Things to Know Before Getting a Credit Card

October 4th 2015

Diana Crandall

If you want to build credit, protect yourself against theft or travel the globe, you might need to get a credit card at some point. But credit cards come with sky-high interest rates and the possibility of spending money you don’t have, so Millennials who don’t want or need any more debt might be skeptical when it comes to getting new plastic. To protect yourself from negative consequences and maximize the perks of getting a credit card, make sure to consider a few things before you sign up.
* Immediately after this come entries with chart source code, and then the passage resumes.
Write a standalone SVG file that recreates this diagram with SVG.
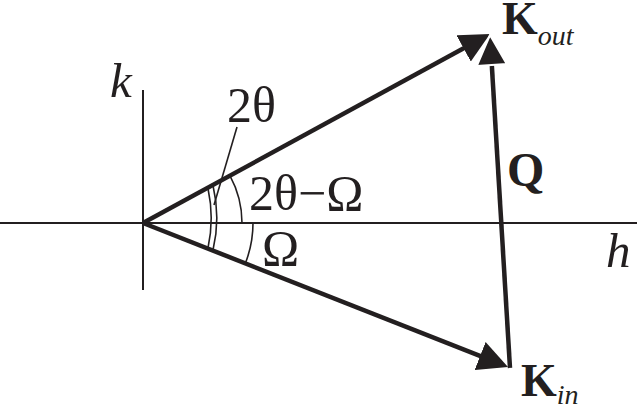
<svg xmlns="http://www.w3.org/2000/svg" width="640" height="407" viewBox="0 0 640 407">
<style>
.ax{stroke:#231f20;stroke-width:2;fill:none}
.vec{stroke:#231f20;stroke-width:4.5;fill:none}
.arc{stroke:#231f20;stroke-width:1.6;fill:none}
.t{font-family:"Liberation Serif","Times New Roman",serif;fill:#231f20}
.it{font-style:italic}
.b{font-weight:bold}
</style>
<defs>
<marker id="ah" viewBox="0 0 30 30" markerWidth="30" markerHeight="30" refX="10" refY="15" orient="auto" markerUnits="userSpaceOnUse">
<path d="M0,0 L30,15 L0,30 Z" fill="#231f20"/>
</marker>
<marker id="ahw" viewBox="-2 -2 34 34" markerWidth="34" markerHeight="34" refX="10" refY="15" orient="auto" markerUnits="userSpaceOnUse">
<path d="M0,0 L30,15 L0,30 Z" fill="#231f20" stroke="#fff" stroke-width="2" stroke-linejoin="miter"/>
</marker>
</defs>
<g id="axes">
<line class="ax" x1="0" y1="223" x2="637" y2="223"/>
<line class="ax" x1="143" y1="90" x2="143" y2="290"/>
<text class="t it" x="110" y="97" font-size="49">k</text>
<text class="t it" x="606" y="267" font-size="49">h</text>
</g>
<g id="connectors">
<line class="vec" x1="143" y1="223" x2="472.4" y2="43.6" marker-end="url(#ah)"/>
<line class="vec" x1="143" y1="223" x2="489.4" y2="359.7" marker-end="url(#ah)"/>
<line class="vec" x1="510" y1="368" x2="491.2" y2="55" marker-end="url(#ahw)"/>
</g>
<g id="angles">
<path class="arc" d="M229.9,175.7 A99,99 0 0 1 242,223"/>
<path class="arc" d="M253,223 A110,110 0 0 1 245.3,263.4"/>
<path class="arc" d="M208,188.5 A140,140 0 0 1 208,248"/>
<path class="arc" d="M213,185.5 A140,140 0 0 1 213,250"/>
<line class="arc" x1="237" y1="127" x2="214" y2="205"/>
<text class="t" x="227" y="122" font-size="50">2θ</text>
<text class="t" x="249" y="210" font-size="50">2θ−Ω</text>
<text class="t" x="262" y="265" font-size="50">Ω</text>
</g>
<g id="node-kout">
<text class="t" x="502" y="34"><tspan class="b" font-size="46">K</tspan><tspan class="it" font-size="28" dy="11">out</tspan></text>
</g>
<g id="node-q">
<text class="t b" x="507" y="186" font-size="48">Q</text>
</g>
<g id="node-kin">
<text class="t" x="521" y="396"><tspan class="b" font-size="46">K</tspan><tspan class="it" font-size="28" dy="8">in</tspan></text>
</g>
</svg>
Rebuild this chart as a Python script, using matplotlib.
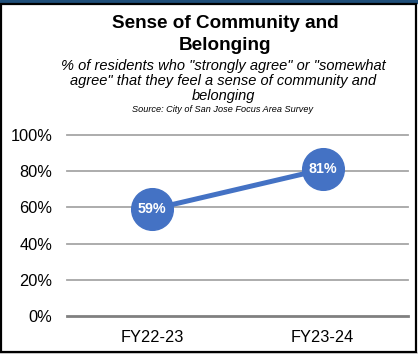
import matplotlib.pyplot as plt
from matplotlib.patches import Rectangle

# Данные
years = ['FY22-23', 'FY23-24']
share = [59, 81]
yticks = [0, 20, 40, 60, 80, 100]

plt.rcParams['font.family'] = ['Liberation Sans', 'DejaVu Sans']

W, H = 418, 354
fig = plt.figure(figsize=(W / 100, H / 100), dpi=100)

# Рамка вокруг графика
fig.patches.append(Rectangle((0, 1 - 2.5 / H), 1, 2.5 / H, transform=fig.transFigure,
                             color='#1F4E79', zorder=0))
fig.patches.append(Rectangle((1 / W, 2 / H), 1 - 3 / W, 1 - 6 / H, transform=fig.transFigure,
                             facecolor='none', edgecolor='black', lw=1.6, zorder=1))
fig.patches.append(Rectangle((0, 0), 1, 2 / H, transform=fig.transFigure,
                             color='#D9D9D9', zorder=0))

ax = fig.add_axes([67 / W, 1 - 316 / H, 341 / W, 181 / H])

ax.plot(range(len(years)), share, color='#4472C4', lw=3.6, marker='o',
        markersize=30, markerfacecolor='#4472C4', markeredgecolor='#4472C4',
        zorder=3, clip_on=False)
for i, v in enumerate(share):
    ax.text(i, v, f'{v}%', color='white', fontsize=10.3, fontweight='bold',
            ha='center', va='center', zorder=4)

ax.set_xlim(-0.5, len(years) - 0.5)
ax.set_ylim(0, 100)
ax.set_xticks(range(len(years)))
ax.set_xticklabels(years, fontsize=11.8)
ax.set_yticks(yticks)
ax.set_yticklabels([f'{t}%' for t in yticks], fontsize=11.8)
ax.tick_params(length=0)
ax.tick_params(axis='x', pad=10)
ax.tick_params(axis='y', pad=10.5)

for t in yticks:
    if t == 0:
        ax.axhline(t, color='#808080', lw=2, zorder=1, clip_on=False)
    else:
        ax.axhline(t, color='#A6A6A6', lw=1.3, zorder=1, clip_on=False)
for s in ax.spines.values():
    s.set_visible(False)

# Заголовки
fig.text(225 / W, 1 - 23 / H, 'Sense of Community and', ha='center', va='center',
         fontsize=13.6, fontweight='bold')
fig.text(225 / W, 1 - 45 / H, 'Belonging', ha='center', va='center',
         fontsize=13.6, fontweight='bold')
fig.text(223 / W, 1 - 81 / H,
         '% of residents who "strongly agree" or "somewhat\n'
         'agree" that they feel a sense of community and\nbelonging',
         ha='center', va='center', fontsize=10.5, style='italic', linespacing=1.08)
fig.text(223 / W, 1 - 110 / H, 'Source: City of San Jose Focus Area Survey',
         ha='center', va='center', fontsize=6.6, style='italic')

fig.savefig('out.png', dpi=100)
1. Identify interest rates

Usual credit card interest rates are staggeringly high, and there’s no wiggle room to negotiate that. What you can do is be responsible and aware. Make sure you understand the terms of your card, when your bill is due, and what your minimum payment is so that those sky-high percentages don’t sneak up on you.

credit card meme

RELATED: Why Young People Are Slowly Breaking Up with Credit Cards

2. Find out what you qualified for

Do you have a credit history? Is it good, or bad? Have you started making payments on bills or student loans? These factors all influence how much credit will be available to you on a card. By finding out what you qualify for, you can save time deciding the types of cards you are able to apply for. To do so, you can request a credit check. Some services require you to pay to find out your credit score, however others are free according to a federal law—this allows you to check your credit for free once per year at any of the three credit bureaus, including Experian, Equifax and TransUnion.

3. Look for good perks

Do you want cash reimbursement? What about free miles? Different credit cards offer different perks. After finding the type of card you qualify for and researching interest rates, you can look into the type of rewards that different companies offer. Find some that best benefit you, and make purchases accordingly. Some companies run promotion to double or even triple points. Others will match one mile for every $2 you spend. Make your card work for you, not the other way around.

4. Avoid scams

Make sure not to give your credit card or personal information over the phone, unless you are certain that you are on the phone with your bank. Scammers claiming to be representatives from jury duty you “missed” or companies helping to “reduce debt” might trick you into giving your information to the wrong person. Don’t fall victim to one of these scams Also make sure to shred your credit card statements before throwing away or recycling them. Finally, learn how to identify skimmers and the threat they may pose to you.

5. Consider why you need a credit card

Getting a credit card “just to have one” probably isn’t a good idea. Make sure that you make an informed decision, have an established budget, and feel financially comfortable in spending a set amount of money every month.